Weatherseal, a business based in Naas is promoting this open cell insulation for the rafters and the gable ends in the attic of a domestic dwelling. They claim it completely seals your attic and will reduce heating bills by up to 50%. Because of it's open cell properties it is breathable and will not cause condensation problems. It is certified by the Irish Agrement Board and NSAI. Their asking price is €20 per square metre but is open to negotiation.
Has anyone got experience of this form of insulation in their house and how it performed over the course of a cold winter especially? Any helpful information would be appreciated.


----------



## zousers (11 Feb 2011)

I had my attic done with spray foam last year. Not by this company but with the same foam.
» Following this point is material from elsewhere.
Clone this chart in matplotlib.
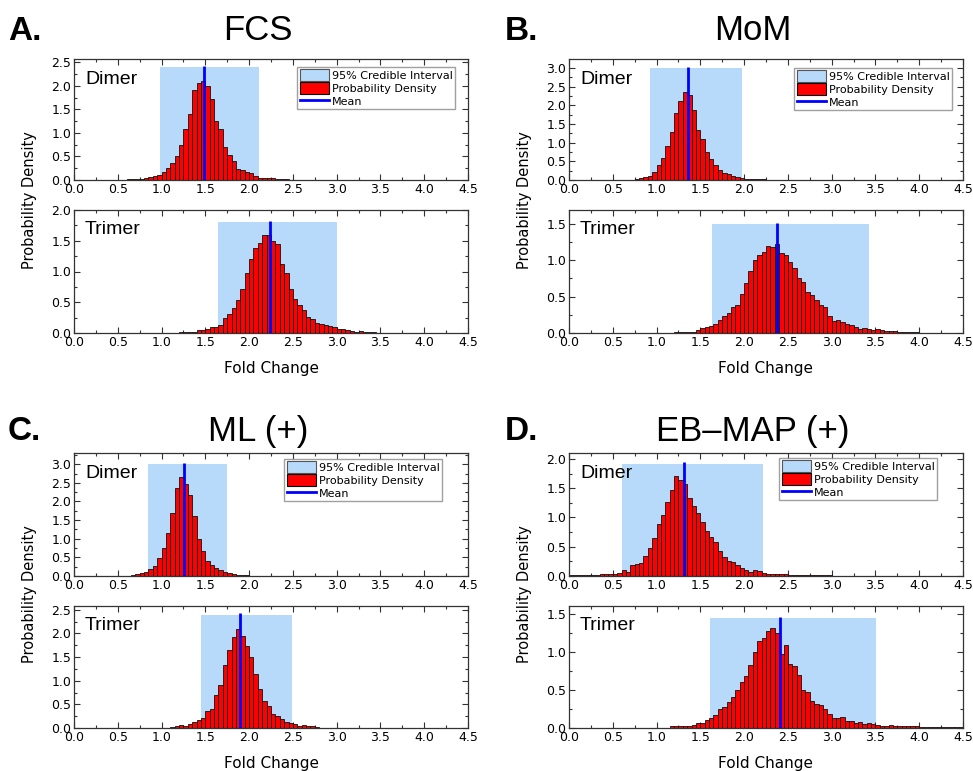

There are a few things to make sure of...

Firstly make suire they can produce you a NSAI cert for the product they recommend.
Make sure they quote you for the breathable foam.
Get a reference from someone that they did work for.. speak to them if you can...
Ask them if they are going to seal your gable walls as well.
Ask them if they seal the wallplate

I have had very good results with mine and I was the only house on my row that didn't get frozen pipes this year. people came to my house for water  

House is definately warmer and held the heat much better. I can still notice the warmth the next morning even before the heating comes on. I've definately reduced my heating bills but 50% is prob a little too big of a claim... prob more like 30-40 but definately a big improvement

I think I paid around 18 per sq m + vat

I recommend the product highly


----------



## Gericom99 (11 Feb 2011)

Thanks for that info - it is good to hear from someone who got the job done and experienced the results over a winter period. Thanks also for the tips.


----------